A team of KU engineers, scientists and students left Mount Oread for the really down under —McMurdo Station, Antarctica — to study shrinking polar ice sheets.

The five-member team — the first of two from KU’s Center for Remote Sensing of Ice Sheets (CReSIS) — will take advantage of the Antarctic summer to conduct research at the West Antarctic Ice Sheet Divide ice core site, where they will collect data with advanced radar sensors developed as part of a larger Information Technology Research Project.

The National Science Foundation established CReSIS at KU this year with a $19 million grant. It is one of only two Science and Technology Centers established in 2005 in the nation. The center will develop new sensors, methods of collecting data, communication tools and modeling to better understand the mass balance of the world’s polar ice sheets and their contribution to global sea-level change. The center is led by Prasad Gogineni, PhD’84, Deane E. Ackers distinguished professor of electrical engineering and computer science at KU.

“The goal of the center … is to bring all the technology and tools together to really understand what is happening to the polar ice sheets and then model them,” said Gogineni.
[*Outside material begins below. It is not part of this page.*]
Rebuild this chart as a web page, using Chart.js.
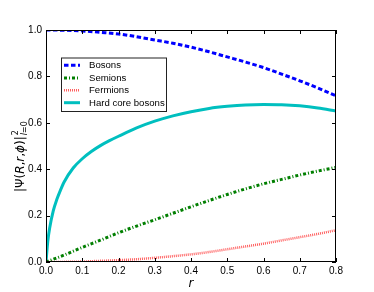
<!DOCTYPE html>
<html>
<head>
<meta charset="utf-8">
<script src="https://cdn.jsdelivr.net/npm/chart.js@4/dist/chart.umd.min.js"></script>
<style>
html,body{margin:0;padding:0;background:#fff;}
canvas{display:block;}
</style>
</head>
<body>
<canvas id="c" width="374" height="292"></canvas>
<script>
// ---- data ----
const rGrid = [0, 0.05, 0.1, 0.15, 0.2, 0.25, 0.3, 0.35, 0.4, 0.45, 0.5, 0.55, 0.6, 0.65, 0.7, 0.75, 0.8];
const bosons = [1.0, 0.999, 0.996, 0.990, 0.983, 0.971, 0.957, 0.943, 0.926, 0.906, 0.884, 0.862, 0.838, 0.810, 0.781, 0.750, 0.716];
const semions = [0, 0.030, 0.063, 0.094, 0.126, 0.155, 0.182, 0.210, 0.238, 0.265, 0.291, 0.315, 0.337, 0.356, 0.375, 0.392, 0.408];
const fermions = [0, 0.0005, 0.002, 0.005, 0.008, 0.012, 0.018, 0.025, 0.033, 0.043, 0.055, 0.067, 0.079, 0.093, 0.107, 0.121, 0.137];
const rHard = [0, 0.005, 0.01, 0.02, 0.03, 0.04, 0.05, 0.075, 0.1, 0.125, 0.15, 0.175, 0.2, 0.25, 0.3, 0.35, 0.4, 0.45, 0.5, 0.55, 0.6, 0.65, 0.7, 0.75, 0.8];
const hardCore = [0, 0.09, 0.145, 0.22, 0.27, 0.31, 0.345, 0.405, 0.445, 0.476, 0.5015, 0.523, 0.542, 0.578, 0.607, 0.630, 0.648, 0.662, 0.671, 0.677, 0.679, 0.678, 0.673, 0.664, 0.651];
const seriesNames = ["Bosons", "Semions", "Fermions", "Hard core bosons"];
const xTicks = [0, 0.1, 0.2, 0.3, 0.4, 0.5, 0.6, 0.7, 0.8];
const yTicks = [0, 0.2, 0.4, 0.6, 0.8, 1.0];

const pts = (xs, ys) => xs.map((x, i) => ({x: x, y: ys[i]}));

const styles = [
  {color: '#0000ff', dash: [4.5, 2.5], width: 3},
  {color: '#007f00', dash: [3, 2, 1, 2], width: 3},
  {color: 'rgba(255,40,40,0.75)', dash: [1, 1], width: 2.5},
  {color: '#00bfbf', dash: [], width: 3}
];

const framePlugin = {
  id: 'frame',
  afterDraw(chart) {
    const ctx = chart.ctx;
    const a = chart.chartArea;
    const xs = chart.scales.x, ys = chart.scales.y;
    ctx.save();
    ctx.strokeStyle = '#000';
    ctx.lineWidth = 1;
    ctx.setLineDash([]);
    ctx.strokeRect(Math.round(a.left) + 0.5, Math.round(a.top) + 0.5,
                   Math.round(a.right - a.left) - 1, Math.round(a.bottom - a.top) - 1);
    ctx.beginPath();
    xTicks.forEach(v => {
      const px = Math.round(xs.getPixelForValue(v)) + 0.5;
      ctx.moveTo(px, a.bottom); ctx.lineTo(px, a.bottom - 4);
      ctx.moveTo(px, a.top); ctx.lineTo(px, a.top + 4);
    });
    yTicks.forEach(v => {
      const py = Math.round(ys.getPixelForValue(v)) + 0.5;
      ctx.moveTo(a.left, py); ctx.lineTo(a.left + 4, py);
      ctx.moveTo(a.right, py); ctx.lineTo(a.right - 4, py);
    });
    ctx.stroke();

    // legend
    const lx = 61, ly = 57.5, lw = 105, lh = 53.5;
    ctx.fillStyle = '#fff';
    ctx.fillRect(lx, ly, lw, lh);
    ctx.strokeStyle = '#222';
    ctx.strokeRect(lx + 0.5, ly + 0.5, lw, lh);
    const rows = [65.3, 78, 90.3, 102.7];
    ctx.font = '9.6px "Liberation Sans", Arial, sans-serif';
    ctx.textBaseline = 'middle';
    ctx.textAlign = 'left';
    seriesNames.forEach((name, i) => {
      const s = styles[i];
      ctx.beginPath();
      ctx.strokeStyle = s.color;
      ctx.lineWidth = s.width;
      ctx.setLineDash(s.dash);
      ctx.moveTo(64, rows[i]); ctx.lineTo(80, rows[i]);
      ctx.stroke();
      ctx.setLineDash([]);
      ctx.fillStyle = '#000';
      ctx.fillText(name, 89, rows[i] + 0.5);
    });

    // y label  |Ψ(R,r,ϕ)|²_{l=0}
    ctx.save();
    ctx.translate(20, 192);
    ctx.rotate(-Math.PI / 2);
    ctx.fillStyle = '#000';
    ctx.textBaseline = 'alphabetic';
    const up = '12px "DejaVu Sans"';
    const it = 'italic 12px "DejaVu Sans"';
    const pieces = [['|Ψ(', up], ['R', it], [',', up], ['r', it], [',', up], ['ϕ', it], [')|', up]];
    let x = 0;
    const base = 4;
    pieces.forEach(([t, f]) => {
      ctx.font = f;
      ctx.fillText(t, x, base);
      x += ctx.measureText(t).width;
    });
    ctx.font = '8px "DejaVu Sans"';
    ctx.fillText('2', x + 1, -2);
    ctx.font = 'italic 8px "DejaVu Sans"';
    ctx.fillText('l', x + 1, 7);
    let x2 = x + 1 + ctx.measureText('l').width;
    ctx.font = '8px "DejaVu Sans"';
    ctx.fillText('=0', x2, 7);
    ctx.restore();
    ctx.restore();
  }
};

const datasets = [
  {data: pts(rGrid, bosons)},
  {data: pts(rGrid, semions)},
  {data: pts(rGrid, fermions)},
  {data: pts(rHard, hardCore)}
].map((d, i) => Object.assign(d, {
  label: seriesNames[i],
  borderColor: styles[i].color,
  borderWidth: styles[i].width,
  borderDash: styles[i].dash,
  pointRadius: 0,
  fill: false,
  cubicInterpolationMode: 'monotone',
  borderCapStyle: 'butt'
}));

new Chart(document.getElementById('c'), {
  type: 'line',
  data: {datasets: datasets},
  options: {
    responsive: false,
    animation: false,
    devicePixelRatio: 1,
    layout: {padding: {left: 0, right: 38, top: 30, bottom: 0}},
    plugins: {legend: {display: false}, tooltip: {enabled: false}},
    scales: {
      x: {
        type: 'linear', min: 0, max: 0.8,
        afterBuildTicks: s => { s.ticks = xTicks.map(v => ({value: v})); },
        afterFit: s => { s.height = 30; },
        grid: {display: false, drawTicks: false},
        border: {display: false},
        ticks: {padding: 3, color: '#000', font: {family: '"Liberation Sans", Arial, sans-serif', size: 10},
                callback: v => Number(v).toFixed(1), maxRotation: 0, autoSkip: false},
        title: {display: true, text: 'r', color: '#000', padding: {top: 0, bottom: 1},
                font: {family: '"DejaVu Sans"', size: 12, style: 'italic'}}
      },
      y: {
        type: 'linear', min: 0, max: 1,
        afterBuildTicks: s => { s.ticks = yTicks.map(v => ({value: v})); },
        afterFit: s => { s.width = 46; },
        grid: {display: false, drawTicks: false},
        border: {display: false},
        ticks: {padding: 4, color: '#000', font: {family: '"Liberation Sans", Arial, sans-serif', size: 10},
                callback: v => Number(v).toFixed(1), autoSkip: false}
      }
    }
  },
  plugins: [framePlugin]
});
</script>
</body>
</html>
Radars and other sensors developed by CReSIS engineers and scientists will be used to obtain a detailed image of the bed of the ice sheet and map deep and shallow internal layers to determine flow history and snow accumulation, respectively. KU researchers successfully demonstrated this technology on surface-based platforms at the summit of Greenland, whose ice sheet is more than three kilometers thick. For Antarctica, the technology needs to be further developed and miniaturized to fit on unmanned aerial vehicles, or UAVs, that can cover large-scale areas.

Currently available satellite technology provides researchers with information on ice sheet surface elevation. Scientists use this data to determine the growth or shrinkage of the ice caps and map the extent of surface melt and surface velocity of the ice flow.

“The satellite observations are definitely telling us that there are rapid changes taking place in some areas, but they aren’t telling us why,” said Gogineni. CReSIS’s mission is to help provide some answers through previously unavailable data and modeling that will help predict what will happen to the ice sheets and their impact on sea-level change.